In that case the government attorney tried to establish moral turpitude by arguing that David’s client was HIV+ and had a boyfriend, so therefore she must be trying to infect him. “The opposing counsel tried to interject our client’s sexual history,” said David, “and I heard myself somehow knowing to object that if he was talking about methods of transmission of HIV, he needed an expert witness. I still remember that moment of the judge saying, ‘Counselor, I’m going to be ruling on behalf of Mr. Tsai’s client.’ We were able to win so that she could stay in the US and receive the proper medical care in San Francisco.”
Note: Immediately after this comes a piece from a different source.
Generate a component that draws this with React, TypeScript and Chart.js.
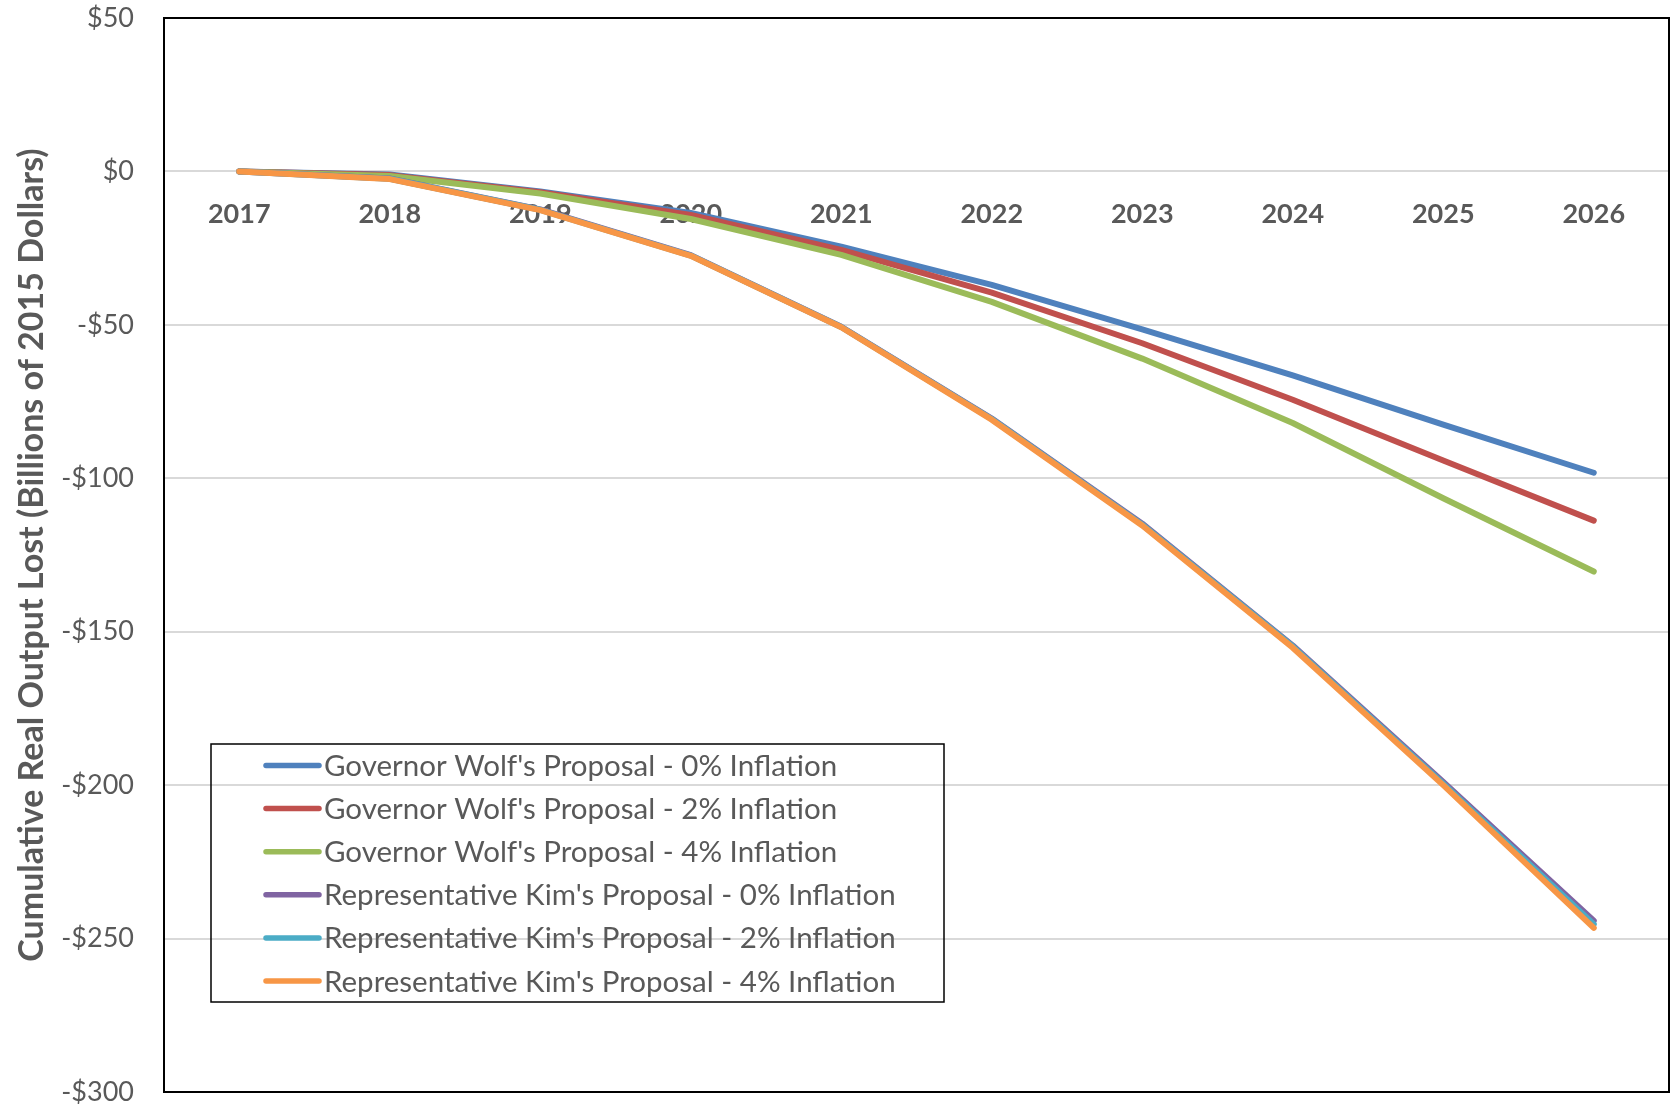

Although that story makes David’s path as an attorney seem fated, his route to the law was anything but direct. He was born in California to Taiwanese immigrant parents, and thanks to his father’s career as a professor he grew up in Michigan, Maryland and New Hampshire. He earned his BS in biochemistry at Harvard and then his MS in biology at Stanford, where in addition to publishing first-author scientific papers he worked on the university’s first online problem sets.

But David wasn’t enjoying a career in the sciences, and he changed direction and jumped into the dotcom boom. He worked for two startups in turn—Zaplet Inc., and TimeDance.com—developing platforms for online collaborative communications. His career was at last in full swing, but something was still missing. “My parents were upset that I was making good money but I wasn’t giving back enough,” said David. He was volunteering at Project Open Hand’s grocery center and on the California AIDS hotline at the San Francisco AIDS Foundation, but felt that he should be doing more. “I was just coming out, and I decided that a law career would empower me to give back to the LGBT community,” he said.

All of David’s interests and experiences came together when he started his career as an attorney. He is now Counsel at Perkins Coie in San Francisco, where he focuses on trade secret and patent litigation involving the kind of technology he was immersed in during his time in startups. He still leans on his high tech and biochemistry background and has written and lectured on internet software applications, Hatch-Waxman/Abbreviated New Drug Application (ANDA) litigation, and stem cell gene therapy. He’s been recognized as a top 50 California Lawyer on the Fast Track by The Recorder, Super Lawyer in Intellectual Property Litigation, Best Lawyer Under 40 by the National Asian Pacific American Bar Association and the National LGBT Bar Association, and one of the Daily Journal’s Top “Five Associates To Watch” in California, and has won numerous awards for his work. Many of his clients are Taiwanese companies, allowing him to use his Taiwanese and Mandarin language skills.

And he’s thrown himself into pro bono work and volunteering for the LGBT and HIV/AIDS communities. He tries to keep at least one active pro bono case related to the LGBT community or people living with HIV/AIDS at all times. And since joining the ALRP Board in 2007, he’s been a tireless fundraiser as well as helping ALRP win a sizeable cy pres award.

“I got involved with ALRP really early in my career,” he said. “I remember wondering if it was too early to join a board, but Bill Hirsh convinced me over a cup of coffee with Jim McBride. I’ve stayed on the Board all these years because I think the organization is extremely well run in terms of its efficiency and critical services, how well it uses the funds it raises, and also how it brings together the legal community to do good.”

David’s passion for ALRP’s work shows in the ways he gets people involved. “I got my best friend from law school to do a summer internship at ALRP and she still supports us,” he said. “I get as many law students involved as I can, I ask new attorneys to join the Panel, I obtain sponsorships, I get the community to come to our events.”

David doesn’t hesitate to ask for donations on behalf of ALRP. “People are so willing to give and get involved,” he said. “They know it’s a great organization that is helping people who really need it. There’s still so much stigma for people living with HIV/AIDS. I know people who are positive who are still unwilling to tell their friends. That stigma is real, and it prevents people from being treated equally. That’s why we need ALRP.”